AEGIDIUS DE COLUMNA (Egidio Columna): A pupil of Thomas Aquinas and reputed author of the bull Unam sanctam; b. at Rome 1245 (?); d. at Avignon 1316. He joined the Augustinian eremite monks, studied at Paris, and taught there for many years, being called Doctor fundatissimus. From 1292 to 1295 he was general of his order. In 1296 he was made archbishop of Bourges, but continued to reside in Rome. He defended the election of Boniface VIII. in his De renuntiatione papae, showing that the abdication of Celestine V. was not against the canon law, and followed the court to Avignon.

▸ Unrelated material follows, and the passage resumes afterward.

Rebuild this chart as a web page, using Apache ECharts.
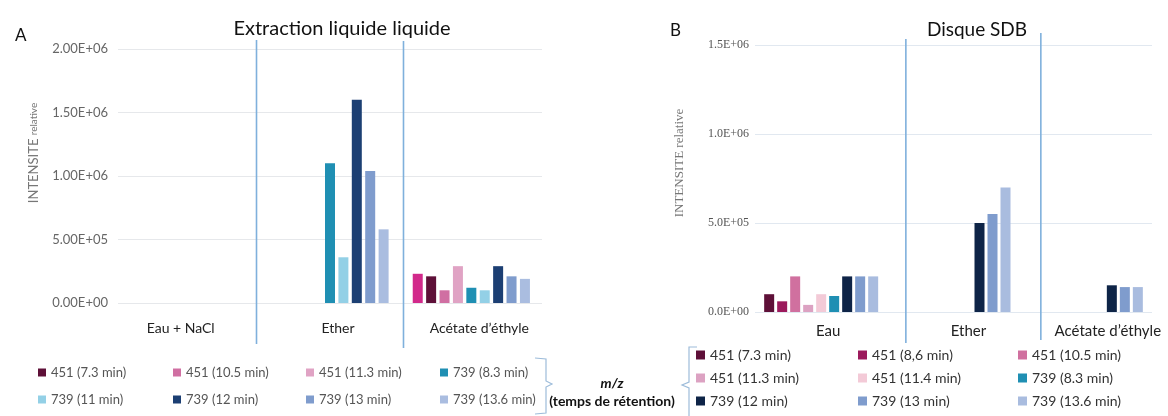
<!DOCTYPE html>
<html><head><meta charset="utf-8">
<script src="https://cdn.jsdelivr.net/npm/echarts@6/dist/echarts.min.js"></script>
<style>
html,body{margin:0;padding:0;background:#fff;width:1168px;height:416px;overflow:hidden}
#a{position:absolute;left:0;top:0;width:700px;height:416px}
#b{position:absolute;left:640px;top:0;width:528px;height:416px}
</style></head><body><div id="a"></div><div id="b"></div>
<script>
// ---------- Panel A : Extraction liquide liquide ----------
const catsA = ['Eau + NaCl', 'Ether', 'Acétate d’éthyle'];
const a451_86 = [0, 0, 230000];      // magenta bar (not listed in legend A)
const a451_73 = [0, 0, 210000];
const a451_105 = [0, 0, 100000];
const a451_113 = [0, 0, 290000];
const a739_83 = [0, 1100000, 120000];
const a739_11 = [0, 360000, 100000];
const a739_12 = [0, 1600000, 290000];
const a739_13 = [0, 1040000, 210000];
const a739_136 = [0, 580000, 190000];
const ticksA = [0, 500000, 1000000, 1500000, 2000000];

// ---------- Panel B : Disque SDB ----------
const catsB = ['Eau', 'Ether', 'Acétate d’éthyle'];
const b451_73 = [100000, 0, 0];
const b451_86 = [60000, 0, 0];
const b451_105 = [200000, 0, 0];
const b451_113 = [40000, 0, 0];
const b451_114 = [100000, 0, 0];
const b739_83 = [90000, 0, 0];
const b739_12 = [200000, 500000, 150000];
const b739_13 = [200000, 550000, 140000];
const b739_136 = [200000, 700000, 140000];
const ticksB = [0, 500000, 1000000, 1500000];

function sci(v, d) {
  const parts = Number(v).toExponential(d).split('e');
  const n = parseInt(parts[1], 10);
  return parts[0] + 'E' + (n < 0 ? '-' : '+') + String(Math.abs(n)).padStart(2, '0');
}

const SANS = 'Lato, "Open Sans", sans-serif';
const SERIF = '"Liberation Serif", "DejaVu Serif", serif';

function bar(name, data, color) {
  return { name: name, type: 'bar', data: data, barWidth: 10, itemStyle: { color: color }, silent: true, animation: false };
}
// small label nudges (labels in the original are placed by hand)
function catData(cats, pads) {
  return cats.map((c, i) => ({ value: c, textStyle: { padding: pads[i] } }));
}

// ---------------- Chart A ----------------
const chartA = echarts.init(document.getElementById('a'), null, { renderer: 'canvas' });
const seriesA = [
  bar('451 (8,6 min)', a451_86, '#d2298b'),
  bar('451 (7.3 min)', a451_73, '#5e1038'),
  bar('451 (10.5 min)', a451_105, '#d06fa2'),
  bar('451 (11.3 min)', a451_113, '#e0a3c4'),
  bar('739 (8.3 min)', a739_83, '#1f8fb3'),
  bar('739 (11 min)', a739_11, '#93d0e6'),
  bar('739 (12 min)', a739_12, '#1c3f73'),
  bar('739 (13 min)', a739_13, '#7f9ccd'),
  bar('739 (13.6 min)', a739_136, '#aabde0')
];
seriesA[0].barGap = '34%';
const legColsA = [
  ['451 (7.3 min)', '739 (11 min)'],
  ['451 (10.5 min)', '739 (12 min)'],
  ['451 (11.3 min)', '739 (13 min)'],
  ['739 (8.3 min)', '739 (13.6 min)']
];
const legLeftA = [38, 173, 306, 440];
const legendA = legColsA.map((d, i) => ({
  data: d, orient: 'vertical', left: legLeftA[i], top: 366, padding: 0,
  itemWidth: 8, itemHeight: 8, itemGap: 14, icon: 'rect', selectedMode: false,
  textStyle: { fontFamily: SANS, fontSize: 13, color: '#555' }
}));

chartA.setOption({
  animation: false,
  grid: { left: 118, right: 158, top: 49, bottom: 113 },
  title: [
    { text: 'Extraction liquide liquide', left: 337, top: 14, textAlign: 'center',
      textStyle: { fontFamily: SANS, fontSize: 20, fontWeight: 'normal', color: '#111' } },
    { text: 'A', left: 10, top: 22, textStyle: { fontFamily: SANS, fontSize: 17, fontWeight: 'normal', color: '#111' } }
  ],
  legend: legendA,
  xAxis: {
    type: 'category', data: catData(catsA, [[0, 16, 0, 0], [0, 0, 0, 16], [0, 0, 0, 16]]),
    axisLine: { show: false }, axisTick: { show: false },
    axisLabel: { interval: 0, fontFamily: SANS, fontSize: 14, color: '#222', margin: 18 }
  },
  yAxis: {
    type: 'value', min: 0, max: 2000000, interval: 500000,
    axisLine: { show: false }, axisTick: { show: false },
    axisLabel: { fontFamily: SANS, fontSize: 13, color: '#666', margin: 10,
      formatter: v => ticksA.indexOf(v) >= 0 ? sci(v, 2) : '' },
    splitLine: { lineStyle: { color: '#e6e8eb', width: 1.2 } }
  },
  series: seriesA
});

function separators(chart, cats, offsets, tops, bottom) {
  const c0 = chart.convertToPixel({ xAxisIndex: 0 }, cats[0]);
  const c1 = chart.convertToPixel({ xAxisIndex: 0 }, cats[1]);
  const c2 = chart.convertToPixel({ xAxisIndex: 0 }, cats[2]);
  const w = c1 - c0;
  const xs = [(c0 + c1) / 2 + offsets[0] * w, (c1 + c2) / 2 + offsets[1] * w];
  return xs.map((x, i) => ({
    type: 'line', silent: true,
    shape: { x1: x, y1: tops[i], x2: x, y2: bottom[i] },
    style: { stroke: '#7fb0dc', lineWidth: 1.6 }
  }));
}

const gA = separators(chartA, catsA, [-0.02, 0.02], [40, 41], [344, 348]);
gA.push({
  type: 'text', silent: true, rotation: Math.PI / 2, x: 34, y: 153,
  style: { text: '{a|INTENSITE} {b|relative}', align: 'center', verticalAlign: 'middle',
    rich: { a: { fontFamily: SANS, fontSize: 13, fill: '#777' }, b: { fontFamily: SANS, fontSize: 10, fill: '#777' } } }
});
gA.push({
  type: 'polyline', silent: true,
  shape: { points: [[535, 358], [546, 359], [546, 381], [552, 384], [546, 387], [546, 413], [535, 414]] },
  style: { stroke: '#9dbcda', lineWidth: 1.2, fill: null }
});
gA.push({ type: 'text', silent: true, x: 612, y: 383,
  style: { text: 'm/z', align: 'center', verticalAlign: 'middle', fontFamily: SANS, fontSize: 14, fontStyle: 'italic', fontWeight: 'bold', fill: '#111' } });
gA.push({ type: 'text', silent: true, x: 612, y: 401,
  style: { text: '(temps de rétention)', align: 'center', verticalAlign: 'middle', fontFamily: SANS, fontSize: 14, fontWeight: 'bold', fill: '#111' } });
chartA.setOption({ graphic: gA });

// ---------------- Chart B ----------------
const chartB = echarts.init(document.getElementById('b'), null, { renderer: 'canvas' });
const seriesB = [
  bar('451 (7.3 min)', b451_73, '#5e1038'),
  bar('451 (8,6 min)', b451_86, '#9c1a5c'),
  bar('451 (10.5 min)', b451_105, '#d0709f'),
  bar('451 (11.3 min)', b451_113, '#dca2c2'),
  bar('451 (11.4 min)', b451_114, '#f3cad7'),
  bar('739 (8.3 min)', b739_83, '#1f8fb3'),
  bar('739 (12 min)', b739_12, '#0e2447'),
  bar('739 (13 min)', b739_13, '#7f9ccd'),
  bar('739 (13.6 min)', b739_136, '#a9bcdf')
];
seriesB[0].barGap = '30%';
const legColsB = [
  ['451 (7.3 min)', '451 (11.3 min)', '739 (12 min)'],
  ['451 (8,6 min)', '451 (11.4 min)', '739 (13 min)'],
  ['451 (10.5 min)', '739 (8.3 min)', '739 (13.6 min)']
];
const legLeftB = [56, 218, 378];
const legendB = legColsB.map((d, i) => ({
  data: d, orient: 'vertical', left: legLeftB[i], top: 348, padding: 0,
  itemWidth: 9, itemHeight: 9, itemGap: 9, icon: 'rect', selectedMode: false,
  textStyle: { fontFamily: SANS, fontSize: 14, color: '#333' }
}));

chartB.setOption({
  animation: false,
  grid: { left: 115, right: 16, top: 45, bottom: 104 },
  title: [
    { text: 'Disque SDB', left: 332, top: 15, textAlign: 'center',
      textStyle: { fontFamily: SANS, fontSize: 19, fontWeight: 'normal', color: '#111' } },
    { text: 'B', left: 25, top: 17, textStyle: { fontFamily: SANS, fontSize: 17, fontWeight: 'normal', color: '#111' } }
  ],
  legend: legendB,
  xAxis: {
    type: 'category', data: catData(catsB, [[0, 0, 0, 14], [0, 0, 0, 30], [0, 0, 0, 44]]),
    axisLine: { show: false }, axisTick: { show: false },
    axisLabel: { interval: 0, fontFamily: SANS, fontSize: 15, color: '#222', margin: 12 }
  },
  yAxis: {
    type: 'value', min: 0, max: 1500000, interval: 500000,
    axisLine: { show: false }, axisTick: { show: false },
    axisLabel: { fontFamily: SERIF, fontSize: 12, color: '#555', margin: 6,
      formatter: v => ticksB.indexOf(v) >= 0 ? sci(v, 1) : '' },
    splitLine: { lineStyle: { color: '#e1e8f0', width: 1.2 } }
  },
  series: seriesB
});

const gB = separators(chartB, catsB, [0.14, 0.16], [39, 33], [343, 340]);
gB.push({
  type: 'text', silent: true, rotation: Math.PI / 2, x: 40, y: 163,
  style: { text: 'INTENSITE relative', align: 'center', verticalAlign: 'middle',
    fontFamily: SERIF, fontSize: 13, fill: '#777' }
});
gB.push({
  type: 'polyline', silent: true,
  shape: { points: [[57, 347], [49, 347], [49, 382], [42, 385], [49, 388], [49, 416]] },
  style: { stroke: '#9dbcda', lineWidth: 1.2, fill: null }
});
chartB.setOption({ graphic: gB });
</script>
</body></html>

His numerous writings (mostly unpublished) deal with philosophy (commentaries on Aristotle), exegesis (In Canticum Canticorum; In epistolem ad Romanos), and dogmatics (In sententia Longobardi; Quodlibeta). A portion of his work on ecclesiastical polity, De potestate ecclesiastica, was published in the Journal de l'instruction piblique (Paris, 1858).
K. BENRATH.

BIBLIOGRAPHY: C. E. du Boulay, Historia universitatis Parisiensis, iii, 671-672, Paris, 1666; W. Cave, Scriptorum ecclesiasticorum litteraria, ii. 339-341, Oxford, 1743; J. A. Fabricius, Bibliotheca Latina, i. 19-20, Florence, 1858; F. X. Kraus, Aegidius von Rom, in Oesterreichische Vierteljahresschrift für katholische Theologie, i. 1-33, Vienna, 1862; F. L[ajard], Gilles de Rome, religieux , Augustin, theologien, in Histoire litteraire de Ia France, xxx. 421-566, Paris, 1888.